Mauna Loa Observatory

So the warming in recent decades may be natural. The CO₂ increases resulting from the natural warming may be substantially natural too. And these results are observationally supportable.

Mauna Loa

From NoTricksZone

By Kenneth Richard on 17. October 2023

Carbon dioxide readings at the Mauna Loa Observatory in Hawaii have reached what atmospheric scientist Ralph Keeling calls a “psychological threshold” of 400 parts per million. The amount of carbon dioxide in the atmosphere has been steadily increasing since near-constant measurements began at the observatory in 1958.

Per a new study, atmospheric CO2 levels rose to 383 ppm in the 1940s mostly as a consequence of soil respiration processes and sea surface temperature warming. Any anthropogenic contribution to this CO2 peak “can be largely excluded.”

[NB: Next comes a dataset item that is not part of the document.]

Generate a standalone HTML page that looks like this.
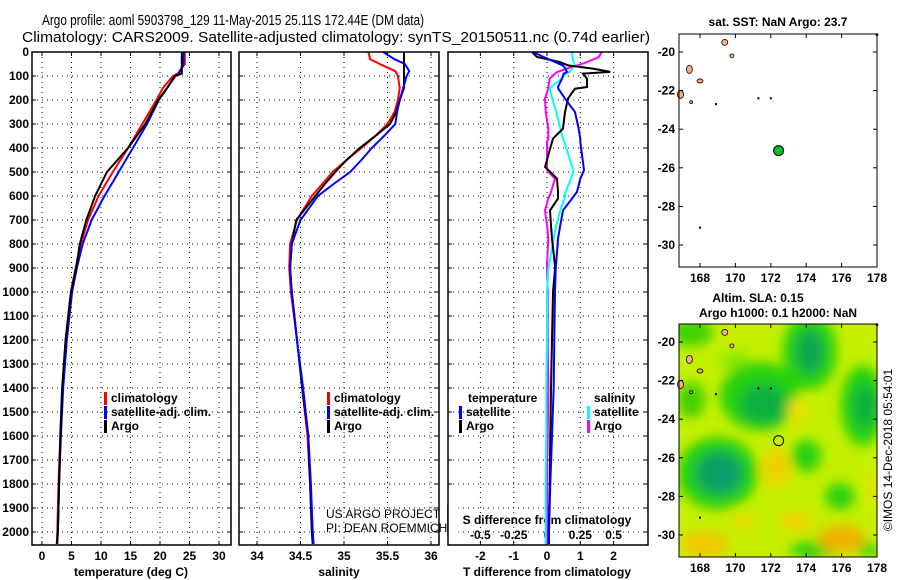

When assessing the historical atmospheric CO2 concentration, direct measurements of chemically analyzed air samples are at least 10 times more accurate than data derived from the commonly-accepted proxy records from ice cores (Harde, 2023).

Image Source: Harde, 2023

The proxy data are subject to a great deal of selection bias, and thus the claim modern CO2 levels are uniquely due to human activity can seemingly be supported by using preferred data selection.

The late Dr. Ernst-Georg Beck spent years compiling an exhaustive chemical database of the CO2 levels measured in air samples from across the globe. Analyzing 979 technical papers reporting from 1,901 air sample measurement stations, Beck’s CO2 measurement data was published in a scientific paper entitled “Reconstruction of Atmospheric CO2 Background Levels since 1826 from Direct Measurements near Ground” after his death in 2022.

The CO2 variability in the measured data profoundly deviate from the far-less-accurate proxy data derived from one single continent’s (Antarctica) ice samples. The 60,000 global-scale chemical measurements compiled between 1930 and 1950 using data from 25 authors and locations assessed that between 1939 and 1943 global atmospheric CO2 rose to 383 ppm – the same concentration again achieved in 2007. After the early 1940s, the chemical measurements indicate CO2 plummeted  to 310 ppm by the late 1940s.

These fluctuations are consistent with variations in sea surface temperatures (warmer water releases more CO2, cooler less) and temperature-dependent soil respiration (with mixing ratios ranging between 500 and 20,000 ppm) processes, suggesting that temperature is the driver, and CO2 variations are the effect. This T→CO2 directionality found in measured CO2 air sample data from 19th to mid-20th century is also evident for the satellite era.

Furthermore, the analysis reveals that of the 90 ppm rise in CO2 since 1958 (the Mauna Loa era), not more than 12 ppm could be said to have derived from fossil fuel emissions. And when the CO2 rose to 383 ppm in the early 1940s, the impact from anthropogenic emissions “can be largely excluded.”